Set problem
Return the listing below exactly, with the pictures dropped.

Information shown
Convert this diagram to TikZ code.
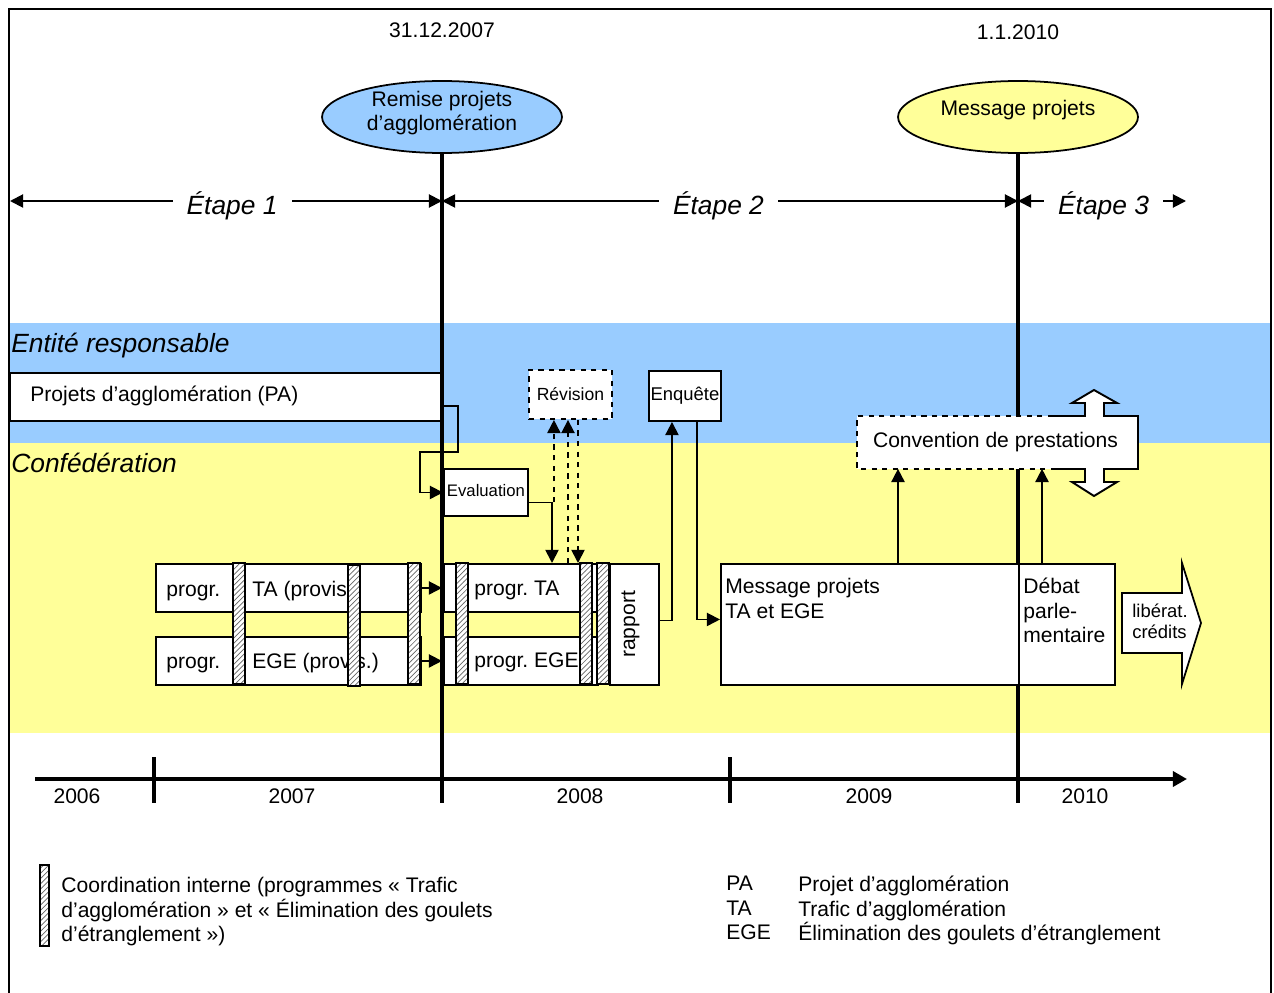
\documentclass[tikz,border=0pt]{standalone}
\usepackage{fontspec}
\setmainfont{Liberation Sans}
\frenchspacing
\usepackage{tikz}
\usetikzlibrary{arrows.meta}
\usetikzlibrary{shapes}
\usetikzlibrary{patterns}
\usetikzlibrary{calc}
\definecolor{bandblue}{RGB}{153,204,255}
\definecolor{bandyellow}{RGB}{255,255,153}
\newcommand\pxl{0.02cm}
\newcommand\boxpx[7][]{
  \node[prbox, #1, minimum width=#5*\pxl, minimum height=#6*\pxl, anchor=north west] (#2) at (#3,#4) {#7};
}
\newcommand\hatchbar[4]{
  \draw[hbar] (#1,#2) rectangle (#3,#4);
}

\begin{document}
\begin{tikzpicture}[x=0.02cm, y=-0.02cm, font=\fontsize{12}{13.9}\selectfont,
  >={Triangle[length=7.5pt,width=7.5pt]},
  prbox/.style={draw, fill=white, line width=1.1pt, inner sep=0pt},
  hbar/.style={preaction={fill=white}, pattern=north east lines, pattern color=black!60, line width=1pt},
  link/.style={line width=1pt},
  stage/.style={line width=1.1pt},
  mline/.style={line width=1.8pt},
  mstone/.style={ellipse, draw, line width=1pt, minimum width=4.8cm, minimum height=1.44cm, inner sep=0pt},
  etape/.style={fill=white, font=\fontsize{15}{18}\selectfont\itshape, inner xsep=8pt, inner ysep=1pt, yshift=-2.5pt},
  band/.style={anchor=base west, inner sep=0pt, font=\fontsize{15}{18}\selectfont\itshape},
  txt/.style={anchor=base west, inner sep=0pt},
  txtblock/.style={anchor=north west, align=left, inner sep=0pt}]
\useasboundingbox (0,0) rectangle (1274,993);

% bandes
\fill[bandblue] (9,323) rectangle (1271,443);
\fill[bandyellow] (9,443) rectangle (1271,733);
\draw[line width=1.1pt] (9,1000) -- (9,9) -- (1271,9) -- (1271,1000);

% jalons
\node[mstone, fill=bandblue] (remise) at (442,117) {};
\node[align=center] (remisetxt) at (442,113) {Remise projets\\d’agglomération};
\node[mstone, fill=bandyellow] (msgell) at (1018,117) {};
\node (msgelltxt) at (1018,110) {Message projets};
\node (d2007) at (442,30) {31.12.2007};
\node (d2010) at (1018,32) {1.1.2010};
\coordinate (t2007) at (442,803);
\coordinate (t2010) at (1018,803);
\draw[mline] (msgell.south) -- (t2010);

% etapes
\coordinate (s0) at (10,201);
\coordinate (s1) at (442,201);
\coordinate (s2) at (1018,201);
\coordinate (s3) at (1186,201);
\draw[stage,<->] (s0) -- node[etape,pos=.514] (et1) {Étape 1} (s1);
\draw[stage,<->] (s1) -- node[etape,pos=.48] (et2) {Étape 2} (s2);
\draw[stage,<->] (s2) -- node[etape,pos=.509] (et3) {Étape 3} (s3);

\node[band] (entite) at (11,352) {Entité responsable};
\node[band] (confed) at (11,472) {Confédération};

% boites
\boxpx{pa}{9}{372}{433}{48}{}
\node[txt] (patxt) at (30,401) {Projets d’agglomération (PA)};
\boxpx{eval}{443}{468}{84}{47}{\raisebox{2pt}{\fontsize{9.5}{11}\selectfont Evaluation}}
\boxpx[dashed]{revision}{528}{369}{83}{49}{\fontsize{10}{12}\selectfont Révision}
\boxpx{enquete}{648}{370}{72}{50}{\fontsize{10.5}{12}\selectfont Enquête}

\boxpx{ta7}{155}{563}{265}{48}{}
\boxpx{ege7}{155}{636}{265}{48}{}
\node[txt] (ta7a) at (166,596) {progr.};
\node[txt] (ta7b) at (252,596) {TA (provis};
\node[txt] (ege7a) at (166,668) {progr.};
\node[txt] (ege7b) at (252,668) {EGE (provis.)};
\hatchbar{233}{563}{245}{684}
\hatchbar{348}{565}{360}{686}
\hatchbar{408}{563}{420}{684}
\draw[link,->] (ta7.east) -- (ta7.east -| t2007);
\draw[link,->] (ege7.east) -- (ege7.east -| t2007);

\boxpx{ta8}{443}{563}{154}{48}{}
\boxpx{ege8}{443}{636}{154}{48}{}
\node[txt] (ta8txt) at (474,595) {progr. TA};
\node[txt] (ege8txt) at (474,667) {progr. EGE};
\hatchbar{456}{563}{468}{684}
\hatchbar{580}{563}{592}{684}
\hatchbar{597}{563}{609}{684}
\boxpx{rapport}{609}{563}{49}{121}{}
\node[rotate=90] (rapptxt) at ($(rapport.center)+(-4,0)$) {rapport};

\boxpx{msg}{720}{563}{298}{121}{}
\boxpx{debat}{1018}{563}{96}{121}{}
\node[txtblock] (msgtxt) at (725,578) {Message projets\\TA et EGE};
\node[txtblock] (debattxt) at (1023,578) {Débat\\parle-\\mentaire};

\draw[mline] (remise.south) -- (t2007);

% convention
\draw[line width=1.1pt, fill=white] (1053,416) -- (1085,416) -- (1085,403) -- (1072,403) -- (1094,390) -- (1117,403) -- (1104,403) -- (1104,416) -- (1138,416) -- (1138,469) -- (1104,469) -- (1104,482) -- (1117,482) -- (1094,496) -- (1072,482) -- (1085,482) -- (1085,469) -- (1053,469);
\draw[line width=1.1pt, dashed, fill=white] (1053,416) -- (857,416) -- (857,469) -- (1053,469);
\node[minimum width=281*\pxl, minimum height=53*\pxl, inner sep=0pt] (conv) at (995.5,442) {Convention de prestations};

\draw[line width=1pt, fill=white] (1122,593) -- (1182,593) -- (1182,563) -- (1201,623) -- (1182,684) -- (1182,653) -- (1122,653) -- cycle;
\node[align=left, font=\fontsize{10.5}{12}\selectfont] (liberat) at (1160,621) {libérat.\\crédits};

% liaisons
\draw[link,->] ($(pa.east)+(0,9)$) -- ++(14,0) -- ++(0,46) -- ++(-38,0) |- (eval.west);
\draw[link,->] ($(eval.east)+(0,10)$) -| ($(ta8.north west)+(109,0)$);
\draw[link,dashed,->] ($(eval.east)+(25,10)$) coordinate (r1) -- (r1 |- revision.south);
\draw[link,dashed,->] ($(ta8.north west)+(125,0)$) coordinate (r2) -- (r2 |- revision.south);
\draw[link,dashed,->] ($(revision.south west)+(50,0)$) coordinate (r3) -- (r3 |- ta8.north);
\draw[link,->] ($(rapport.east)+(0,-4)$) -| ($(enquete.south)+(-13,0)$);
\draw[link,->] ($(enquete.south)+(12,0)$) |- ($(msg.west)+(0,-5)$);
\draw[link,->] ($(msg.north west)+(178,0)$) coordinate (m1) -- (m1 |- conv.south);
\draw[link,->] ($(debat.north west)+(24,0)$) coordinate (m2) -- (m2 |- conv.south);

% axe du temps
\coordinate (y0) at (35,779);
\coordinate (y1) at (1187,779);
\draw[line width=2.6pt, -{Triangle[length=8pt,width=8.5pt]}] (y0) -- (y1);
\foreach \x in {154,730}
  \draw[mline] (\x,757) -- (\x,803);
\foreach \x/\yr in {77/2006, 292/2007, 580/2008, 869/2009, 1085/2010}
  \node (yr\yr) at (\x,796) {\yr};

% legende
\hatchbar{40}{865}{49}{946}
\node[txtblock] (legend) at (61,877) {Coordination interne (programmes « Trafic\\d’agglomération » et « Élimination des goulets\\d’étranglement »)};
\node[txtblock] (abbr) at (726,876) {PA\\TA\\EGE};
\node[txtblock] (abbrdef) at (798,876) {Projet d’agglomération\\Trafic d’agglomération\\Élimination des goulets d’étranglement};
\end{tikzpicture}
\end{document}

Exercise result
Convert this diagram to TikZ code.
\documentclass[tikz,border=0pt]{standalone}
\usepackage{fontspec}
\setmainfont{Liberation Sans}
\frenchspacing
\usepackage{tikz}
\usetikzlibrary{arrows.meta}
\usetikzlibrary{shapes}
\usetikzlibrary{patterns}
\usetikzlibrary{calc}
\definecolor{bandblue}{RGB}{153,204,255}
\definecolor{bandyellow}{RGB}{255,255,153}
\newcommand\pxl{0.02cm}
\newcommand\boxpx[7][]{
  \node[prbox, #1, minimum width=#5*\pxl, minimum height=#6*\pxl, anchor=north west] (#2) at (#3,#4) {#7};
}
\newcommand\hatchbar[4]{
  \draw[hbar] (#1,#2) rectangle (#3,#4);
}

\begin{document}
\begin{tikzpicture}[x=0.02cm, y=-0.02cm, font=\fontsize{12}{13.9}\selectfont,
  >={Triangle[length=7.5pt,width=7.5pt]},
  prbox/.style={draw, fill=white, line width=1.1pt, inner sep=0pt},
  hbar/.style={preaction={fill=white}, pattern=north east lines, pattern color=black!60, line width=1pt},
  link/.style={line width=1pt},
  stage/.style={line width=1.1pt},
  mline/.style={line width=1.8pt},
  mstone/.style={ellipse, draw, line width=1pt, minimum width=4.8cm, minimum height=1.44cm, inner sep=0pt},
  etape/.style={fill=white, font=\fontsize{15}{18}\selectfont\itshape, inner xsep=8pt, inner ysep=1pt, yshift=-2.5pt},
  band/.style={anchor=base west, inner sep=0pt, font=\fontsize{15}{18}\selectfont\itshape},
  txt/.style={anchor=base west, inner sep=0pt},
  txtblock/.style={anchor=north west, align=left, inner sep=0pt}]
\useasboundingbox (0,0) rectangle (1274,993);

% bandes
\fill[bandblue] (9,323) rectangle (1271,443);
\fill[bandyellow] (9,443) rectangle (1271,733);
\draw[line width=1.1pt] (9,1000) -- (9,9) -- (1271,9) -- (1271,1000);

% jalons
\node[mstone, fill=bandblue] (remise) at (442,117) {};
\node[align=center] (remisetxt) at (442,113) {Remise projets\\d’agglomération};
\node[mstone, fill=bandyellow] (msgell) at (1018,117) {};
\node (msgelltxt) at (1018,110) {Message projets};
\node (d2007) at (442,30) {31.12.2007};
\node (d2010) at (1018,32) {1.1.2010};
\coordinate (t2007) at (442,803);
\coordinate (t2010) at (1018,803);
\draw[mline] (msgell.south) -- (t2010);

% etapes
\coordinate (s0) at (10,201);
\coordinate (s1) at (442,201);
\coordinate (s2) at (1018,201);
\coordinate (s3) at (1186,201);
\draw[stage,<->] (s0) -- node[etape,pos=.514] (et1) {Étape 1} (s1);
\draw[stage,<->] (s1) -- node[etape,pos=.48] (et2) {Étape 2} (s2);
\draw[stage,<->] (s2) -- node[etape,pos=.509] (et3) {Étape 3} (s3);

\node[band] (entite) at (11,352) {Entité responsable};
\node[band] (confed) at (11,472) {Confédération};

% boites
\boxpx{pa}{9}{372}{433}{48}{}
\node[txt] (patxt) at (30,401) {Projets d’agglomération (PA)};
\boxpx{eval}{443}{468}{84}{47}{\raisebox{2pt}{\fontsize{9.5}{11}\selectfont Evaluation}}
\boxpx[dashed]{revision}{528}{369}{83}{49}{\fontsize{10}{12}\selectfont Révision}
\boxpx{enquete}{648}{370}{72}{50}{\fontsize{10.5}{12}\selectfont Enquête}

\boxpx{ta7}{155}{563}{265}{48}{}
\boxpx{ege7}{155}{636}{265}{48}{}
\node[txt] (ta7a) at (166,596) {progr.};
\node[txt] (ta7b) at (252,596) {TA (provis};
\node[txt] (ege7a) at (166,668) {progr.};
\node[txt] (ege7b) at (252,668) {EGE (provis.)};
\hatchbar{233}{563}{245}{684}
\hatchbar{348}{565}{360}{686}
\hatchbar{408}{563}{420}{684}
\draw[link,->] (ta7.east) -- (ta7.east -| t2007);
\draw[link,->] (ege7.east) -- (ege7.east -| t2007);

\boxpx{ta8}{443}{563}{154}{48}{}
\boxpx{ege8}{443}{636}{154}{48}{}
\node[txt] (ta8txt) at (474,595) {progr. TA};
\node[txt] (ege8txt) at (474,667) {progr. EGE};
\hatchbar{456}{563}{468}{684}
\hatchbar{580}{563}{592}{684}
\hatchbar{597}{563}{609}{684}
\boxpx{rapport}{609}{563}{49}{121}{}
\node[rotate=90] (rapptxt) at ($(rapport.center)+(-4,0)$) {rapport};

\boxpx{msg}{720}{563}{298}{121}{}
\boxpx{debat}{1018}{563}{96}{121}{}
\node[txtblock] (msgtxt) at (725,578) {Message projets\\TA et EGE};
\node[txtblock] (debattxt) at (1023,578) {Débat\\parle-\\mentaire};

\draw[mline] (remise.south) -- (t2007);

% convention
\draw[line width=1.1pt, fill=white] (1053,416) -- (1085,416) -- (1085,403) -- (1072,403) -- (1094,390) -- (1117,403) -- (1104,403) -- (1104,416) -- (1138,416) -- (1138,469) -- (1104,469) -- (1104,482) -- (1117,482) -- (1094,496) -- (1072,482) -- (1085,482) -- (1085,469) -- (1053,469);
\draw[line width=1.1pt, dashed, fill=white] (1053,416) -- (857,416) -- (857,469) -- (1053,469);
\node[minimum width=281*\pxl, minimum height=53*\pxl, inner sep=0pt] (conv) at (995.5,442) {Convention de prestations};

\draw[line width=1pt, fill=white] (1122,593) -- (1182,593) -- (1182,563) -- (1201,623) -- (1182,684) -- (1182,653) -- (1122,653) -- cycle;
\node[align=left, font=\fontsize{10.5}{12}\selectfont] (liberat) at (1160,621) {libérat.\\crédits};

% liaisons
\draw[link,->] ($(pa.east)+(0,9)$) -- ++(14,0) -- ++(0,46) -- ++(-38,0) |- (eval.west);
\draw[link,->] ($(eval.east)+(0,10)$) -| ($(ta8.north west)+(109,0)$);
\draw[link,dashed,->] ($(eval.east)+(25,10)$) coordinate (r1) -- (r1 |- revision.south);
\draw[link,dashed,->] ($(ta8.north west)+(125,0)$) coordinate (r2) -- (r2 |- revision.south);
\draw[link,dashed,->] ($(revision.south west)+(50,0)$) coordinate (r3) -- (r3 |- ta8.north);
\draw[link,->] ($(rapport.east)+(0,-4)$) -| ($(enquete.south)+(-13,0)$);
\draw[link,->] ($(enquete.south)+(12,0)$) |- ($(msg.west)+(0,-5)$);
\draw[link,->] ($(msg.north west)+(178,0)$) coordinate (m1) -- (m1 |- conv.south);
\draw[link,->] ($(debat.north west)+(24,0)$) coordinate (m2) -- (m2 |- conv.south);

% axe du temps
\coordinate (y0) at (35,779);
\coordinate (y1) at (1187,779);
\draw[line width=2.6pt, -{Triangle[length=8pt,width=8.5pt]}] (y0) -- (y1);
\foreach \x in {154,730}
  \draw[mline] (\x,757) -- (\x,803);
\foreach \x/\yr in {77/2006, 292/2007, 580/2008, 869/2009, 1085/2010}
  \node (yr\yr) at (\x,796) {\yr};

% legende
\hatchbar{40}{865}{49}{946}
\node[txtblock] (legend) at (61,877) {Coordination interne (programmes « Trafic\\d’agglomération » et « Élimination des goulets\\d’étranglement »)};
\node[txtblock] (abbr) at (726,876) {PA\\TA\\EGE};
\node[txtblock] (abbrdef) at (798,876) {Projet d’agglomération\\Trafic d’agglomération\\Élimination des goulets d’étranglement};
\end{tikzpicture}
\end{document}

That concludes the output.